Caspar Nixon | Strategic Corporate Affairs Leader
CONTENTS
As the private equity landscape matures and expands, fund managers are seeking smarter, more adaptable ways to manage capital — not just to support portfolio companies, but also to finance their own evolution. One financing tool rapidly gaining traction in this space is Net Asset Value (NAV) finance.
Although NAV finance has existed for over a decade, recent years have seen it move from a niche tool to a mainstream capital solution. In this environment of lengthening fund durations, record-high holding periods, and increasing complexity across geographies and strategies, NAV finance is enabling private equity firms to navigate liquidity needs, expand operations, and improve fund performance — all without diluting equity.
A Financing Tool for the Modern PE Firm
NAV finance, at its core, is capital provided against the value of a portfolio’s underlying assets. Unlike subscription lines used at the beginning of a fund’s life, NAV finance is deployed after investor capital has been drawn and the fund holds mature, operating assets.
Depending on the level of diversification and the goals of the borrower, financing structures can range from conservative NAV-based loans to more flexible preferred equity arrangements. At Turning Point Capital, both models are offered — providing firms with optionality based on risk appetite and capital needs.
Use Cases: From Liquidity to Leadership
NAV finance is proving useful across a growing range of scenarios. One of the most strategic is funding new investments before a follow-on fund is raised. If dealflow accelerates but capital is constrained, NAV-backed credit can bridge the gap.
It’s also being used for internal transitions. For example, if a GP seeks to realign its shareholder base — supporting succession plans or partner exits — NAV finance can offer a non-dilutive capital source.

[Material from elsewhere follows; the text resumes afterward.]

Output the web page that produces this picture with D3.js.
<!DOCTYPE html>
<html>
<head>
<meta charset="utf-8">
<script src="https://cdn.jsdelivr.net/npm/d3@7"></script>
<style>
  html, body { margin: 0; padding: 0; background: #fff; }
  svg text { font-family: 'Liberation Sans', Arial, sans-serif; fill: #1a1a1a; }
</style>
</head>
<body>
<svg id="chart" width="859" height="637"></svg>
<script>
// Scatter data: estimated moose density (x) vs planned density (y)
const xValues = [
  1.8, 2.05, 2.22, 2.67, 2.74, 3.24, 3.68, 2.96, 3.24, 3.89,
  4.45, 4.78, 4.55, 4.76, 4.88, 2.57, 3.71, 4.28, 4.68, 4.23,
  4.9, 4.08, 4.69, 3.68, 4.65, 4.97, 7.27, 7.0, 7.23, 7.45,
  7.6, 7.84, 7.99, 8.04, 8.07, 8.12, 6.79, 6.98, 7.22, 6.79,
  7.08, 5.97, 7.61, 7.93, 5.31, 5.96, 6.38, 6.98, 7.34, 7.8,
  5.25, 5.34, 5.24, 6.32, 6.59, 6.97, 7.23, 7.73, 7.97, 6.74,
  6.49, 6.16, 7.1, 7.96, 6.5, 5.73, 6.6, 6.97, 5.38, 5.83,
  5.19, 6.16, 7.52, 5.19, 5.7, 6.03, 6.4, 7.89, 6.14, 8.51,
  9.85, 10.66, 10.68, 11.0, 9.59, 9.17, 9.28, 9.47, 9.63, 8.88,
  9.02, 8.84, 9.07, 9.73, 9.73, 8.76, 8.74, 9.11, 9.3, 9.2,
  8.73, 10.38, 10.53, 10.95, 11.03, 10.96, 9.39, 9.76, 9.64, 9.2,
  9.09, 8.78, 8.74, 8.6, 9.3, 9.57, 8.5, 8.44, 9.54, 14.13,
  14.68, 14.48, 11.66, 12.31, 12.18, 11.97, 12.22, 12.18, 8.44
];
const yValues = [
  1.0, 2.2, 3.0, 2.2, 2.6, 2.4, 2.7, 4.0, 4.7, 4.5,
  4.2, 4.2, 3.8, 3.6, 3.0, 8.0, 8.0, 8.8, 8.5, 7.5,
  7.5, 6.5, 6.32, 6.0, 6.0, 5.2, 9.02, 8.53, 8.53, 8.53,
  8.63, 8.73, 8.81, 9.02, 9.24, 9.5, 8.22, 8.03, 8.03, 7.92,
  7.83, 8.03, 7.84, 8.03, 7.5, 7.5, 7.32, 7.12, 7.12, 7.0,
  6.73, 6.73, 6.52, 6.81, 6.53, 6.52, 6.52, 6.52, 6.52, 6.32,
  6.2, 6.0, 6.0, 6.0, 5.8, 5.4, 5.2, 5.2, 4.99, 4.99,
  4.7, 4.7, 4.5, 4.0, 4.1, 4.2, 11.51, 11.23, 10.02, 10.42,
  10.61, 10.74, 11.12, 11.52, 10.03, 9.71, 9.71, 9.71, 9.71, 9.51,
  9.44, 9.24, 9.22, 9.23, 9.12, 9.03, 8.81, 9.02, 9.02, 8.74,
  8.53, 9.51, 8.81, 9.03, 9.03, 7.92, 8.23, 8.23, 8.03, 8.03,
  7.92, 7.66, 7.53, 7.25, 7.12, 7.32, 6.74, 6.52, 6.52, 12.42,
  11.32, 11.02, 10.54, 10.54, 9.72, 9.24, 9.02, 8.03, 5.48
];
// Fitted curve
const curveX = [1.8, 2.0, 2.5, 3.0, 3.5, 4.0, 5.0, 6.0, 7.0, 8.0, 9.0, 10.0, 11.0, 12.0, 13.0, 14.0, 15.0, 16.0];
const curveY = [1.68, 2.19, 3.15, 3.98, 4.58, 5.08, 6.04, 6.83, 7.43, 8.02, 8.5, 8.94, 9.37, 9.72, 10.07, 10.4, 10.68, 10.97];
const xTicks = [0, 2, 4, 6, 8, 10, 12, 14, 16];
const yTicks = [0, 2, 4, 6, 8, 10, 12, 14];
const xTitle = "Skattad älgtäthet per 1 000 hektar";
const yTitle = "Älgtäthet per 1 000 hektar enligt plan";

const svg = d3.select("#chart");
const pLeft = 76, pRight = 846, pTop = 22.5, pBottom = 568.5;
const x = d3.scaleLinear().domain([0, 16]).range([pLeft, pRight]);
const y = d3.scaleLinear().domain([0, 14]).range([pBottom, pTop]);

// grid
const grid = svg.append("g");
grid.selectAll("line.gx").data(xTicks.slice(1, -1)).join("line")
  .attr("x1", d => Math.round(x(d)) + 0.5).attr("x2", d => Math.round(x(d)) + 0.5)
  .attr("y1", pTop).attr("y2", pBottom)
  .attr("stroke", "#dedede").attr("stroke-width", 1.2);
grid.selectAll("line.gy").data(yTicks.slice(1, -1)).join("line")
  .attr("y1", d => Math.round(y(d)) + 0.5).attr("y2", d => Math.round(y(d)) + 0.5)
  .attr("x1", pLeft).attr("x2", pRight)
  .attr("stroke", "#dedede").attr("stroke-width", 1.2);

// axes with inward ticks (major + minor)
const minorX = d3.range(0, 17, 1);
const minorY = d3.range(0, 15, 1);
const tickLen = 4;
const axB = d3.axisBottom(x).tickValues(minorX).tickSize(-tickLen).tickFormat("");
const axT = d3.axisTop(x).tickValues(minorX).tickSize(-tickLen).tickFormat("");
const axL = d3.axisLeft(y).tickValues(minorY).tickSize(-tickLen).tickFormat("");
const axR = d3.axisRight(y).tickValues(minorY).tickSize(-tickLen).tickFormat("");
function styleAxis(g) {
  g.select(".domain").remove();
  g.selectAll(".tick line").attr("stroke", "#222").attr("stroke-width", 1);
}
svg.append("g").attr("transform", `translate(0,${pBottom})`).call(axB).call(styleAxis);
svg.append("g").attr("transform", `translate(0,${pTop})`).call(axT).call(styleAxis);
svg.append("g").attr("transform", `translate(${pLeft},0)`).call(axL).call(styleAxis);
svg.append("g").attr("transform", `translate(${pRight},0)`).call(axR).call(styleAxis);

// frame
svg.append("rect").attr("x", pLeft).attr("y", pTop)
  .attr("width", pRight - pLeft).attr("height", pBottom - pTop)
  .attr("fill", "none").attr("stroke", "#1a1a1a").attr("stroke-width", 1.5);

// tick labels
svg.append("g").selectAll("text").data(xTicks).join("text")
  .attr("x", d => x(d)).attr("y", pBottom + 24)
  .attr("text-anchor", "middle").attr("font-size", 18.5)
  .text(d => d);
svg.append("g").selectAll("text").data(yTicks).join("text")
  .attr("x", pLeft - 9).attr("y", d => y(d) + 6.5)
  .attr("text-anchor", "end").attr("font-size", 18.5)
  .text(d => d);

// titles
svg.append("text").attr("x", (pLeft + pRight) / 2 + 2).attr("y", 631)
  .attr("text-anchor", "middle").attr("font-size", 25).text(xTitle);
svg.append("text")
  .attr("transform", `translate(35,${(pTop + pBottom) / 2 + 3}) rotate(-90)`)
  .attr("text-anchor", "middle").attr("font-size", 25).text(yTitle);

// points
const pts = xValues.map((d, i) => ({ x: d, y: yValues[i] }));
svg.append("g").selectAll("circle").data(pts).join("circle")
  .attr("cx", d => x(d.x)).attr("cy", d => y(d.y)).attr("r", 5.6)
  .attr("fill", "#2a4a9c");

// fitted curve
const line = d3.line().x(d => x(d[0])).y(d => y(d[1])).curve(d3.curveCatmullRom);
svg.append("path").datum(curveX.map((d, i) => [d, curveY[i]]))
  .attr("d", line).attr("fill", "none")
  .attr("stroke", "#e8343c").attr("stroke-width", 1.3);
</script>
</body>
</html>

“NAV structures allow for far more strategic flexibility than equity raises,” says Olympia Shabangu, Director Capital Markets at Amicorp Capital (DIFC) Ltd. “For GPs looking to expand into new geographies or build out differentiated strategies, this is a compelling and scalable solution.”
Shabangu, who specialises in structured finance and capital markets solutions, has seen a notable uptick in NAV usage among both mid-market and large-cap sponsors.
Who’s Using It — and Why
NAV finance has found its strongest adoption among US and European buyout funds, particularly at the top of the market. In 2021, 80% of Turning Point Capital’s deals were with the top 100 GPs globally — including multiple top-10 managers. These firms often have dedicated capital markets teams exploring non-traditional funding sources, and they appreciate the non-dilutive benefits of NAV structures.
That said, interest is growing among mid-market funds and sector specialists. Growth equity and infrastructure managers, with their longer-duration strategies, are especially well-suited to NAV solutions. The ability to monetise part of a mature portfolio without exiting is proving increasingly attractive.
Competition, Convergence, and the Future
While the NAV finance space is not yet crowded, it’s attracting attention. Low-LTV lending is seeing more entrants, though fewer players operate in the 10–25% LTV space, where pricing and structure are more complex. Preferred equity — a more flexible alternative — is also seeing new interest from secondaries and credit funds looking to expand their offerings.
Still, few are pure-play NAV providers with the scale and history of Turning Point Capital.
Looking ahead, NAV finance is likely to become as ubiquitous as subscription credit lines. Once funds exhaust traditional commitments, NAV structures offer a logical and powerful next step. And as performance dispersion widens between top-quartile funds and the rest, access to NAV finance may become another competitive differentiator.
From Alternative to Essential
NAV finance is no longer an outlier tool — it’s becoming a mainstream pillar of private equity capital strategy. In an increasingly complex, competitive, and capital-intensive environment, managers who leverage NAV solutions are finding new pathways to liquidity, growth, and outperformance.
And for investors, that means better-managed cashflows, stronger IRRs, and greater confidence in the long-term trajectory of their capital.